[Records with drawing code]
#####
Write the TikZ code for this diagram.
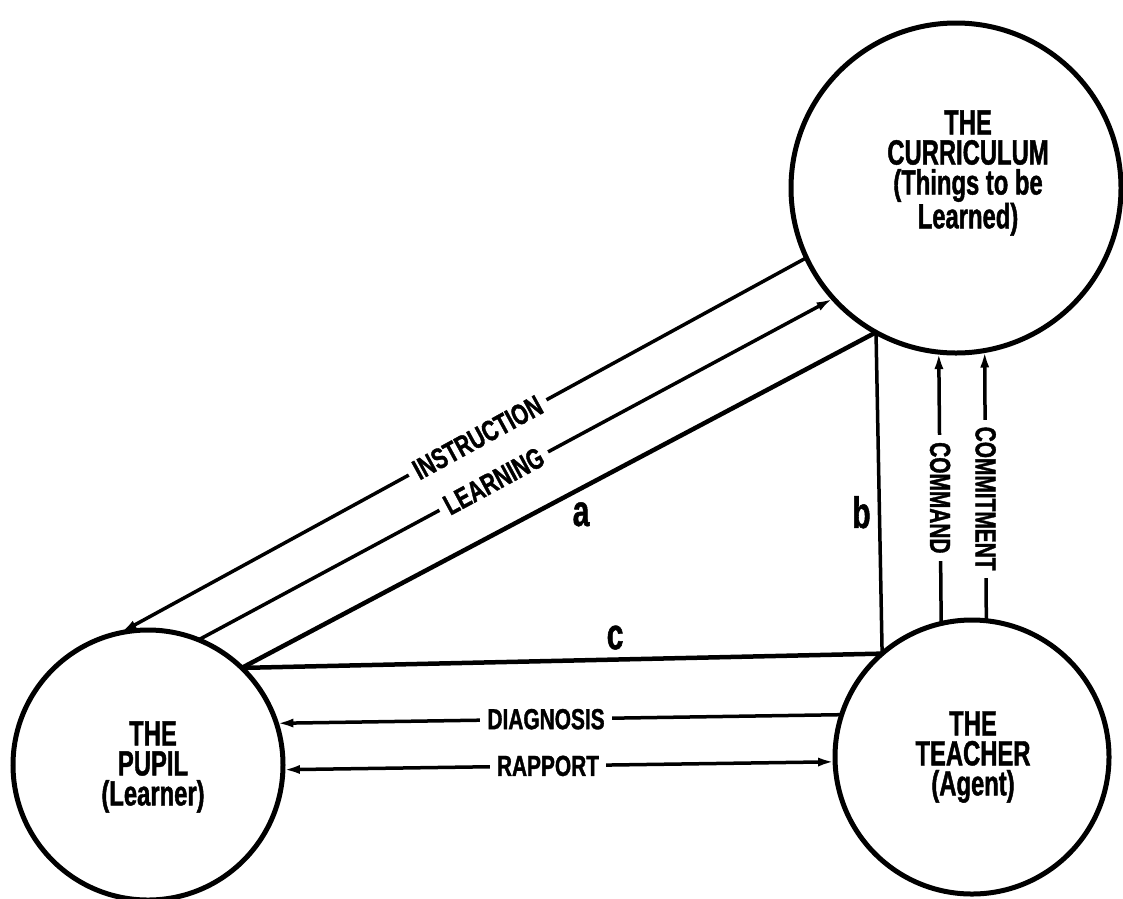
\documentclass[tikz,border=0pt]{standalone}
\usepackage{fontspec}
\newfontfamily\titlefont[FakeStretch=0.68,FakeBold=1.2]{Liberation Sans}
\newfontfamily\labelfont[FakeStretch=0.72,FakeBold=1.2]{Liberation Sans}
\usetikzlibrary{arrows.meta}
\begin{document}
\begin{tikzpicture}[x=1pt,y=-1pt,
  place/.style={circle,draw,line width=5pt,inner sep=0pt,outer sep=0pt},
  title/.style={align=center,font=\titlefont\bfseries\fontsize{35}{30}\selectfont},
  link/.style={line width=3.5pt},
  heavy/.style={line width=4.5pt},
  tip/.style={-{Latex[length=17pt,width=9pt]}},
  twotip/.style={{Latex[length=17pt,width=9pt]}-{Latex[length=17pt,width=9pt]}},
  lbl/.style={fill=white,inner xsep=7pt,inner ysep=0pt,font=\labelfont\bfseries\fontsize{29}{29}\selectfont},
  side/.style={font=\titlefont\bfseries\fontsize{44}{44}\selectfont}]
\useasboundingbox (0,0) rectangle (1123,898);
\fill[white] (0,0) rectangle (1123,898);

% the three parties
\node[place,minimum size=330pt] (curr) at (956,188) {};
\node[place,minimum size=270pt] (pupil) at (148,765) {};
\node[place,minimum size=274pt] (teacher) at (972,757) {};

\node[title] (currtext) at (968,173) {THE\\CURRICULUM\\(Things to be\\Learned)};
\node[title] (pupiltext) at (153,767) {THE\\PUPIL\\(Learner)};
\node[title] (teachertext) at (973,757) {THE\\TEACHER\\(Agent)};

% curriculum -- pupil
\draw[link,tip] (curr.205.8) -- node[lbl,sloped,pos=0.479] {INSTRUCTION} (pupil.102.5);
\draw[link,tip] (pupil.68.5) -- node[lbl,sloped,pos=0.465] {LEARNING} (curr.222.8);

% the triangle a, b, c
\draw[heavy] (pupil.46.5) -- node[side,pos=0.535,yshift=-26pt] {a} (curr.241.4);
\draw[link] (curr.241.4) -- node[side,pos=0.56,xshift=-18pt] {b} (teacher.131.1);
\draw[heavy] (pupil.46.5) -- node[side,pos=0.583,yshift=22pt] {c} (teacher.131.1);

% teacher -- curriculum
\draw[link,tip] (teacher.103.5) -- node[lbl,rotate=-90,pos=0.463] {COMMAND} (curr.264);
\draw[link,tip] (teacher.84.6) -- node[lbl,rotate=-90,pos=0.452] {COMMITMENT} (curr.280);

% teacher -- pupil
\draw[link,tip] (teacher.162.3) -- node[lbl,pos=0.523] {DIAGNOSIS} (pupil.18);
\draw[link,twotip] (pupil.-2) -- node[lbl,pos=0.48] {RAPPORT} (teacher.182.5);
\end{tikzpicture}
\end{document}
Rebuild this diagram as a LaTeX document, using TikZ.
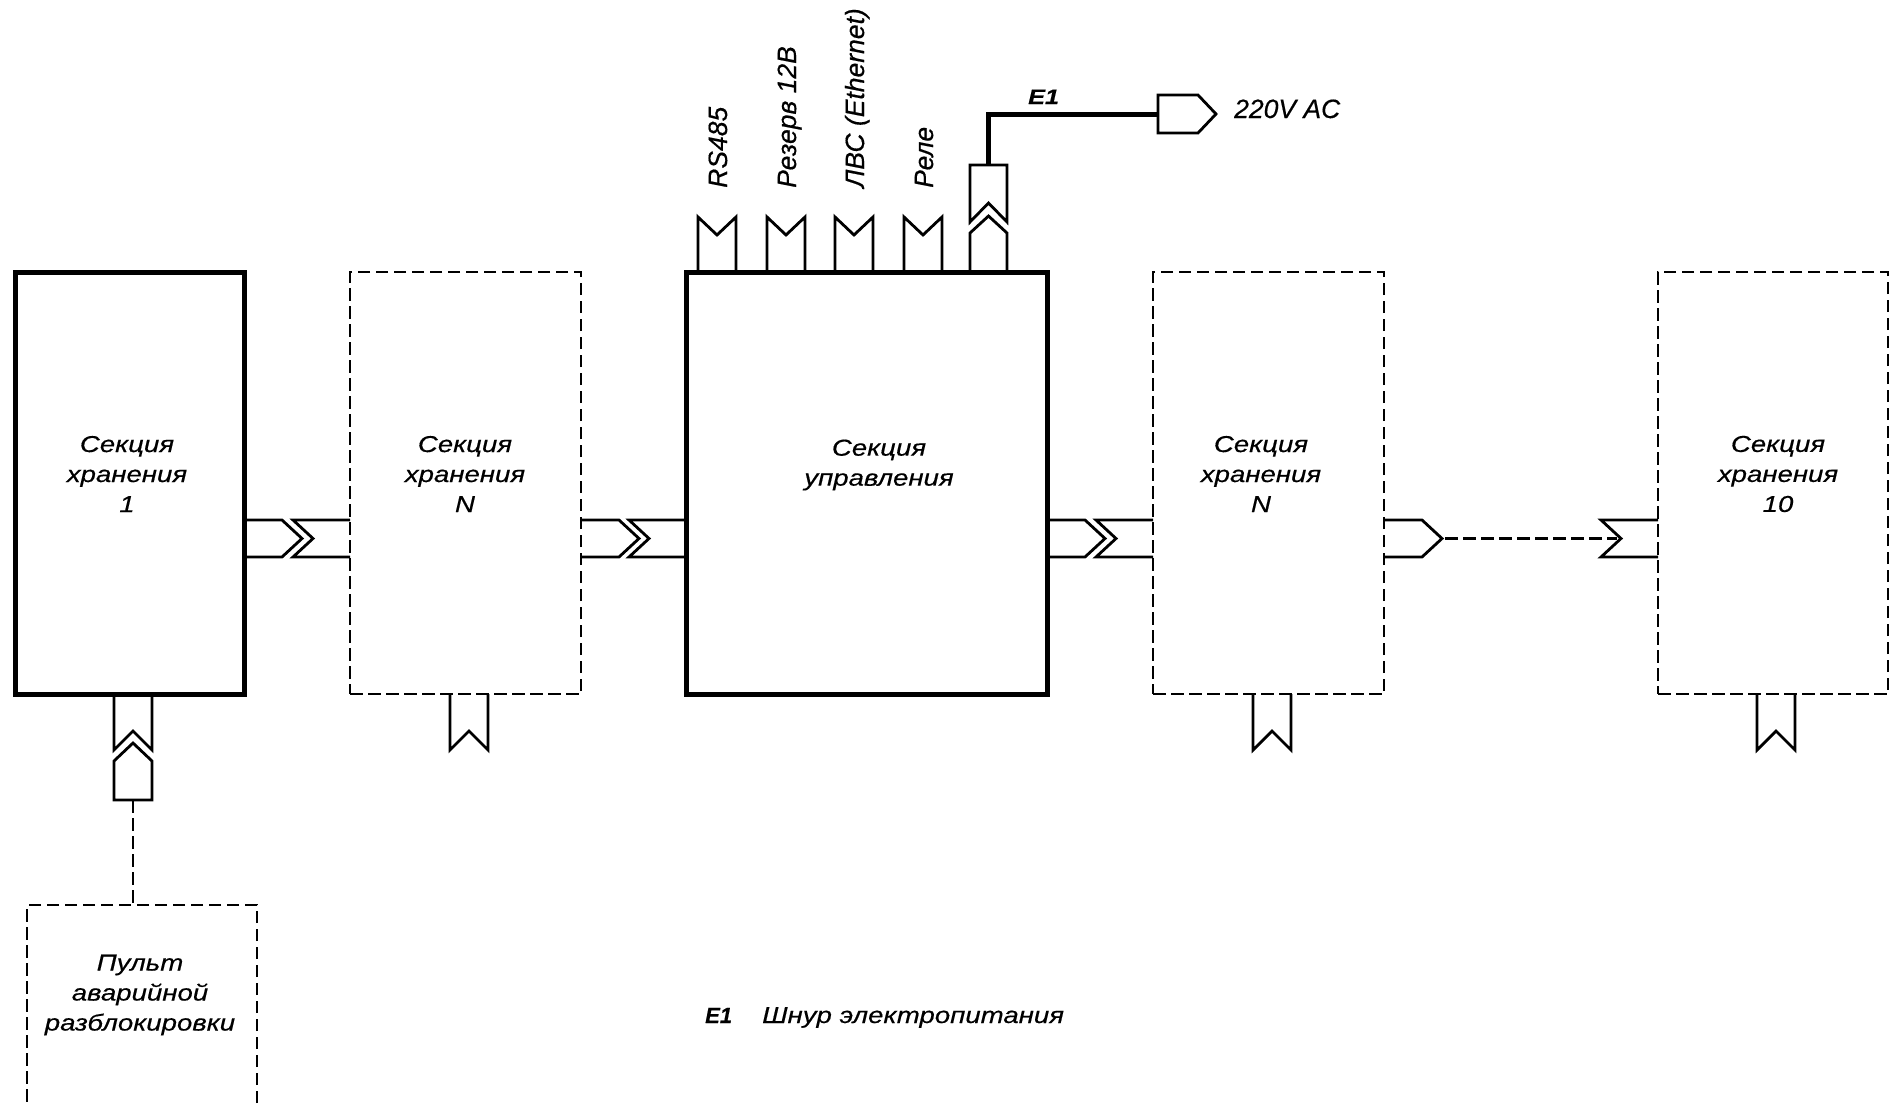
\documentclass[tikz,border=0pt]{standalone}
\usepackage{fontspec}
\setmainfont{Liberation Sans}[FakeBold=0.4]
\newfontfamily\fwide{Liberation Sans}[FakeStretch=1.2,FakeBold=0.4]
\usetikzlibrary{calc}
\newcommand\plugright[1]{\draw[conn] (#1) ++(0,37) -- ++(38,0) -- ++(20,18.5) -- ++(-20,18.5) -- ++(-38,0);}
\newcommand\sockleft[1]{\draw[conn] (#1) ++(0,37) -- ++(-57,0) -- ++(20,18.5) -- ++(-20,18.5) -- ++(57,0);}
\newcommand\sockup[1]{\draw[conn] (#1) ++(-19,0) -- ++(0,-55) -- ++(19,18) -- ++(19,-18) -- ++(0,55);}
\newcommand\sockhang[1]{\draw[conn] (#1) ++(-19,0) -- ++(0,56) -- ++(19,-19) -- ++(19,19) -- ++(0,-56);}
\begin{document}
\begin{tikzpicture}[x=1pt,y=-1pt,
  thickbox/.style={draw, line width=5pt, minimum width=#1, minimum height=422pt, inner sep=0pt, outer sep=0pt},
  dashbox/.style={draw, line width=2pt, dash pattern=on 12.5pt off 5.5pt, minimum width=#1, minimum height=422pt, inner sep=0pt, outer sep=0pt},
  conn/.style={line width=2.8pt, line join=miter, miter limit=10},
  dline/.style={line width=2.2pt, dash pattern=on 12.5pt off 5.5pt},
  cable/.style={line width=5pt},
  boxtext/.style={font=\fwide\itshape\fontsize{23}{30}\selectfont, align=center, inner sep=0pt},
  vlabel/.style={font=\itshape\fontsize{26.5}{30}\selectfont, rotate=90, anchor=base west, inner sep=0pt}
]
\fill[white] (0,0) rectangle (1892,1103);
\clip (0,0) rectangle (1892,1103);

% boxes
\node[thickbox=229pt] (b1) at (129.5,483) {};
\node[dashbox=231pt] (n1) at (465.5,483) {};
\node[thickbox=361pt] (ctl) at (866.5,483) {};
\node[dashbox=231pt] (n2) at (1268.5,483) {};
\node[dashbox=230pt] (b10) at (1773,483) {};
\node[dashbox=230pt, minimum height=220pt] (pult) at (142,1015) {};

% box texts
\node[boxtext] (t1) at (127,474) {Секция\\хранения\\1};
\node[boxtext] (tn1) at (465,474) {Секция\\хранения\\N};
\node[boxtext] (tc) at (879,465) {Секция\\управления};
\node[boxtext] (tn2) at (1261,474) {Секция\\хранения\\N};
\node[boxtext] (t10) at (1778,474) {Секция\\хранения\\10};
\node[boxtext] (tp) at (140,995) {Пульт\\аварийной\\разблокировки};

% horizontal connectors
\plugright{b1.east} \sockleft{n1.west}
\plugright{n1.east} \sockleft{ctl.west}
\plugright{ctl.east} \sockleft{n2.west}
\plugright{n2.east} \sockleft{b10.west}
\coordinate (tipA) at ($(n2.east)+(58,55.5)$);
\coordinate (tipB) at ($(b10.west)+(-37,55.5)$);
\draw[dline, shorten <=3pt, shorten >=4pt] (tipA) -- (tipB);

% top sockets of control section
\sockup{$(ctl.north west)+(31,0)$}
\sockup{$(ctl.north west)+(100,0)$}
\sockup{$(ctl.north west)+(168,0)$}
\sockup{$(ctl.north west)+(237,0)$}

\node[vlabel] (l1) at (727,188) {RS485};
\node[vlabel] (l2) at (796,188) {Резерв 12В};
\node[vlabel] (l3) at (864,188) {ЛВС (Ethernet)};
\node[vlabel] (l4) at (933,188) {Реле};

% power connector
\coordinate (pw) at ($(ctl.north west)+(302.5,0)$);
\draw[conn] (pw) ++(-18.5,0) -- ++(0,-39) -- ++(18.5,-17) -- ++(18.5,17) -- ++(0,39);
\draw[conn] (pw) ++(-18.5,-50) -- ++(0,-57) -- ++(37,0) -- ++(0,57) -- ++(-18.5,-19) -- cycle;
\coordinate (pwtop) at ($(pw)+(0,-107)$);
\coordinate (acin) at (1158,114);
\draw[cable] (pwtop) |- (acin);
\draw[conn] (acin) ++(0,-19) -- ++(40,0) -- ++(18,19) -- ++(-18,19) -- ++(-40,0) -- cycle;
\node[font=\fwide\bfseries\itshape\fontsize{21}{24}\selectfont, anchor=base west, inner sep=0pt] (e1) at (1028,104) {E1};
\node[font=\itshape\fontsize{26.5}{30}\selectfont, anchor=base west, inner sep=0pt] (ac) at (1234,118) {220V AC};

% bottom sockets
\coordinate (b1s) at ($(b1.south)+(3.5,0)$);
\sockhang{b1s}
\draw[conn] (b1s) ++(-19,106) -- ++(0,-39) -- ++(19,-18) -- ++(19,18) -- ++(0,39) -- cycle;
\coordinate (b1p) at ($(b1s)+(0,106)$);
\draw[dline] (b1p) -- (b1p |- pult.north);
\sockhang{$(n1.south)+(3.5,0)$}
\sockhang{$(n2.south)+(3.5,0)$}
\sockhang{$(b10.south)+(3,0)$}

% legend
\node[font=\bfseries\itshape\fontsize{22}{26}\selectfont, anchor=base west, inner sep=0pt] (lgE) at (705,1023) {E1};
\node[font=\fwide\itshape\fontsize{23}{26}\selectfont, anchor=base west, inner sep=0pt] (lgT) at (762,1023) {Шнур электропитания};
\end{tikzpicture}
\end{document}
#####
• Task objective
From the first line of the entries above down to the line holding "(teacher.84.6) -- node[lbl,rotate=-90,pos=0.452]", quote each line exactly and nothing else, skipping pictures.

• Answer for the task
Write the TikZ code for this diagram.
\documentclass[tikz,border=0pt]{standalone}
\usepackage{fontspec}
\newfontfamily\titlefont[FakeStretch=0.68,FakeBold=1.2]{Liberation Sans}
\newfontfamily\labelfont[FakeStretch=0.72,FakeBold=1.2]{Liberation Sans}
\usetikzlibrary{arrows.meta}
\begin{document}
\begin{tikzpicture}[x=1pt,y=-1pt,
  place/.style={circle,draw,line width=5pt,inner sep=0pt,outer sep=0pt},
  title/.style={align=center,font=\titlefont\bfseries\fontsize{35}{30}\selectfont},
  link/.style={line width=3.5pt},
  heavy/.style={line width=4.5pt},
  tip/.style={-{Latex[length=17pt,width=9pt]}},
  twotip/.style={{Latex[length=17pt,width=9pt]}-{Latex[length=17pt,width=9pt]}},
  lbl/.style={fill=white,inner xsep=7pt,inner ysep=0pt,font=\labelfont\bfseries\fontsize{29}{29}\selectfont},
  side/.style={font=\titlefont\bfseries\fontsize{44}{44}\selectfont}]
\useasboundingbox (0,0) rectangle (1123,898);
\fill[white] (0,0) rectangle (1123,898);

% the three parties
\node[place,minimum size=330pt] (curr) at (956,188) {};
\node[place,minimum size=270pt] (pupil) at (148,765) {};
\node[place,minimum size=274pt] (teacher) at (972,757) {};

\node[title] (currtext) at (968,173) {THE\\CURRICULUM\\(Things to be\\Learned)};
\node[title] (pupiltext) at (153,767) {THE\\PUPIL\\(Learner)};
\node[title] (teachertext) at (973,757) {THE\\TEACHER\\(Agent)};

% curriculum -- pupil
\draw[link,tip] (curr.205.8) -- node[lbl,sloped,pos=0.479] {INSTRUCTION} (pupil.102.5);
\draw[link,tip] (pupil.68.5) -- node[lbl,sloped,pos=0.465] {LEARNING} (curr.222.8);

% the triangle a, b, c
\draw[heavy] (pupil.46.5) -- node[side,pos=0.535,yshift=-26pt] {a} (curr.241.4);
\draw[link] (curr.241.4) -- node[side,pos=0.56,xshift=-18pt] {b} (teacher.131.1);
\draw[heavy] (pupil.46.5) -- node[side,pos=0.583,yshift=22pt] {c} (teacher.131.1);

% teacher -- curriculum
\draw[link,tip] (teacher.103.5) -- node[lbl,rotate=-90,pos=0.463] {COMMAND} (curr.264);
\draw[link,tip] (teacher.84.6) -- node[lbl,rotate=-90,pos=0.452] {COMMITMENT} (curr.280);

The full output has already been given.